- Location: Rwampara district, Western Region, Uganda
- Nearest city: Hoima
- Coordinates: 0°43′57″S 30°30′58″E﻿ / ﻿0.73250°S 30.51611°E
- Area: 1,210 ha (3,000 acres)
- Governing body: National Forestry Authority

= Bugamba Central Forest Reserve =

Forest in Uganda

Bugamba Central Forest reserve is a natural forest located in the Rwampara district, in southwestern Uganda. It has been referred to as an intensive soil conservation zone. The Reserve is one of the few softwood plantations where spacing is practiced. It is managed and is maintained on behalf of the Government of Uganda by the National Forestry Authority (NFA) under the National Forestry Authority and Tree Planting Act 8/2003.

== Setting and structure ==
Bugamba Central Forest Reserve encompasses the ridges and gullies running from the Karamurani Ridges to the Rubingo Valley. The Reserve covers a large amount of high ground and numerous valleys, including the majority of the Kyezo valley's western watershed. It is situated approximately 27 km, by road, southwest of Mbarara, the nearest large city The forest reserve is in a low rainfall zone with annual rainfall at 978 mm and 105 rainy days. However because to its high altitude, evaporation is minimal, which guarantees that soil moisture is available for an extended period of time. Bugamba CFR's current plantation area consists of 13 divisions encompassing approximately 1,210 hectares. There are 960 acres of plantable land while existing fire lines and roadways cover an area of 80.9 acres and 25 kilometers, respectively.

== Key biodiversity ==
Bugamba Forest Reserve is key to protecting rare biodiversity in Uganda. Examples of protected biodiversity include conkerberry, caribbean pine, Newtonia, Maesopsis, and the tree species Entandropragma, Albizzia and Markhamia which only occur in the valleys. The planting of conifer species started in 1965 in Bugamba forest reserve, with eucalyptus grandis used in fire lines.

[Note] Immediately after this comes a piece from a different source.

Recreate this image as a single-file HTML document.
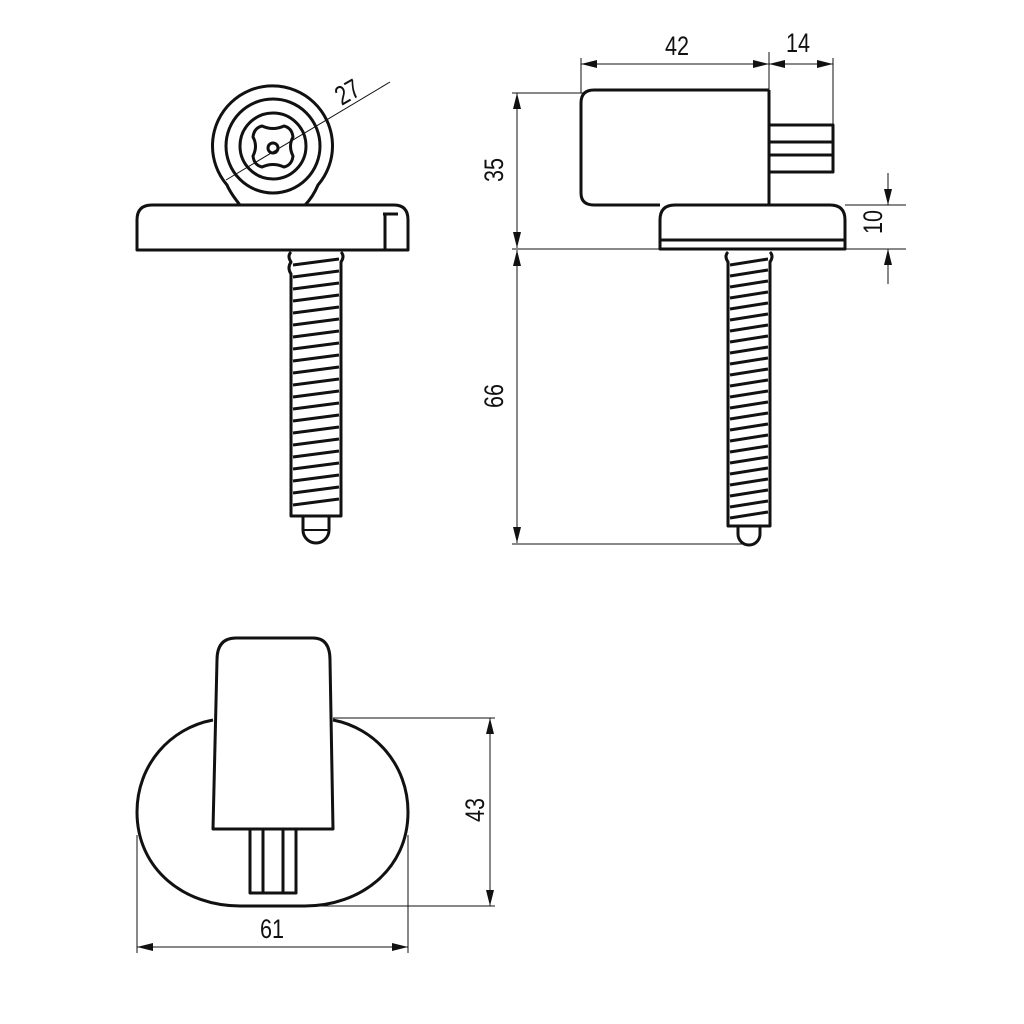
<!DOCTYPE html>
<html><head><meta charset="utf-8"><style>html,body{margin:0;padding:0;background:#fff}svg{display:block}text{font-family:"Liberation Sans",sans-serif;font-size:27px;fill:#111}</style></head>
<body>
<svg width="1024" height="1024" viewBox="0 0 1024 1024" xmlns="http://www.w3.org/2000/svg">
<defs>
<marker id="a" viewBox="0 0 16 8" refX="16" refY="4" markerWidth="16" markerHeight="8" markerUnits="userSpaceOnUse" orient="auto"><path d="M0,0L16,4L0,8z" fill="#111"/></marker>
</defs>
<g fill="none" stroke="#111" stroke-width="1">
<line x1="226" y1="180" x2="390" y2="82"/>
<line x1="581" y1="58" x2="581" y2="93"/>
<line x1="769" y1="52" x2="769" y2="93"/>
<line x1="833" y1="58" x2="833" y2="125"/>
<line x1="675" y1="64" x2="581" y2="64" marker-end="url(#a)"/>
<line x1="675" y1="64" x2="769" y2="64" marker-end="url(#a)"/>
<line x1="801" y1="64" x2="833" y2="64" marker-end="url(#a)"/>
<line x1="801" y1="64" x2="769" y2="64" marker-end="url(#a)"/>
<line x1="512" y1="93" x2="585" y2="93"/>
<line x1="512" y1="249" x2="662" y2="249"/>
<line x1="512" y1="544" x2="745" y2="544"/>
<line x1="517" y1="170" x2="517" y2="93" marker-end="url(#a)"/>
<line x1="517" y1="170" x2="517" y2="248" marker-end="url(#a)"/>
<line x1="517" y1="400" x2="517" y2="250" marker-end="url(#a)"/>
<line x1="517" y1="400" x2="517" y2="543" marker-end="url(#a)"/>
<line x1="845" y1="205" x2="906" y2="205"/>
<line x1="845" y1="249" x2="906" y2="249"/>
<line x1="888" y1="173" x2="888" y2="205" marker-end="url(#a)"/>
<line x1="888" y1="284" x2="888" y2="249" marker-end="url(#a)"/>
<line x1="333" y1="718" x2="495" y2="718"/>
<line x1="272" y1="906" x2="495" y2="906"/>
<line x1="490" y1="810" x2="490" y2="718" marker-end="url(#a)"/>
<line x1="490" y1="810" x2="490" y2="906" marker-end="url(#a)"/>
<line x1="137" y1="835" x2="137" y2="953"/>
<line x1="408" y1="835" x2="408" y2="953"/>
<line x1="272" y1="947" x2="137" y2="947" marker-end="url(#a)"/>
<line x1="272" y1="947" x2="408" y2="947" marker-end="url(#a)"/>
</g>
<g fill="none" stroke="#111" stroke-width="3" stroke-linejoin="round">
<path d="M240,205 C236,200 230,192 227,185 A60,60 0 1 1 318,185 C315,192 310,200 305,205"/>
<circle cx="273" cy="146" r="47"/>
<circle cx="273" cy="146" r="33"/>
<path d="M262,126 Q273,131 284,126 Q292,128 293,137 Q288,146 293,156 Q292,165 284,167 Q273,162 262,167 Q254,165 253,156 Q258,146 253,137 Q254,128 262,126z"/>
<circle cx="273" cy="148" r="5"/>
<path d="M137,250 L137,220 Q137,205 152,205 L394,205 Q408,205 408,220 L408,250 Z"/>
<path d="M383,214 L398,214 M385,214 L385,250"/>
<path d="M291,252 Q287,256 291,262 Q287,268 291,274 L291,516 L341,516 L341,262 Q345,256 341,252"/>
<path d="M303,516 L303,530 A13,13 0 0 0 329,530 L329,516"/>
<line x1="303" y1="530" x2="329" y2="530" stroke-width="2"/>
<path d="M769,90 L594,90 Q581,90 581,103 L581,193 Q581,205 594,205 L660,205"/>
<line x1="769" y1="90" x2="769" y2="205"/>
<path d="M769,125 L833,125 L833,172 L769,172 M769,142 L833,142 M769,155 L833,155"/>
<path d="M660,249 L660,220 Q660,205 675,205 L830,205 Q845,205 845,220 L845,249 Z"/>
<line x1="660" y1="240" x2="845" y2="240"/>
<path d="M728,252 Q724,256 728,262 L728,526 L770,526 L770,262 Q774,256 770,252"/>
<path d="M738,526 L738,534 A11,11 0 0 0 760,534 L760,526"/>
<path d="M213,720 C170,728 137,765 137,812 C137,870 185,906 240,906 L305,906 C360,906 408,870 408,812 C408,765 375,728 333,720"/>
<path d="M217,660 Q217,638 236,638 L313,638 Q330,638 330,660 L333,829 L213,829 Z"/>
<path d="M250,829 L250,893 L296,893 L296,829 M263,829 L263,893 M283,829 L283,893"/>
</g>
<g stroke="#111" stroke-width="3">
<path d="M293,265 L339,259 M293,277 L339,271 M293,289 L339,283 M293,301 L339,295 M293,313 L339,307 M293,325 L339,319 M293,337 L339,331 M293,349 L339,343 M293,361 L339,355 M293,373 L339,367 M293,385 L339,379 M293,397 L339,391 M293,409 L339,403 M293,421 L339,415 M293,433 L339,427 M293,445 L339,439 M293,457 L339,451 M293,469 L339,463 M293,481 L339,475 M293,493 L339,487 M293,505 L339,499"/>
<path d="M730,265 L768,259 M730,276 L768,270 M730,287 L768,281 M730,298 L768,292 M730,309 L768,303 M730,320 L768,314 M730,331 L768,325 M730,342 L768,336 M730,353 L768,347 M730,364 L768,358 M730,375 L768,369 M730,386 L768,380 M730,397 L768,391 M730,408 L768,402 M730,419 L768,413 M730,430 L768,424 M730,441 L768,435 M730,452 L768,446 M730,463 L768,457 M730,474 L768,468 M730,485 L768,479 M730,496 L768,490 M730,507 L768,501 M730,518 L768,512"/>
</g>
<g>
<text transform="translate(352,100) rotate(-30) scale(0.8,1)" text-anchor="middle">27</text>
<text transform="translate(677,55) scale(0.8,1)" text-anchor="middle">42</text>
<text transform="translate(798,52) scale(0.8,1)" text-anchor="middle">14</text>
<text transform="translate(503,170) rotate(-90) scale(0.8,1)" text-anchor="middle">35</text>
<text transform="translate(503,396) rotate(-90) scale(0.8,1)" text-anchor="middle">66</text>
<text transform="translate(882,222) rotate(-90) scale(0.8,1)" text-anchor="middle">10</text>
<text transform="translate(484,810) rotate(-90) scale(0.8,1)" text-anchor="middle">43</text>
<text transform="translate(272,938) scale(0.8,1)" text-anchor="middle">61</text>
</g>
</svg>
</body></html>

== Threats and interventions ==
The cypress aphid ravaged cypress trees and hedgerows in Uganda in the 1990s, causing significant damage and crop loss.  In the South Western region, the aphid attack severely impacted the softwood plantations including Bugamba forest reserve. Illegal logging has also been an issue in the reserves, resulting in forest cover degradation. A large number of the trees in Bugamba Forest Reserve have already been cut down, with approximately 1,080 hectares of the total area of 1,210 hectares having been cleared. However, replanting efforts have been successful, with approximately 80 hectares of trees remaining in the reserve. In addition to the caribbean pine species, the National Forestry Authority (NFA) has imported new species from Honduras and South Africa.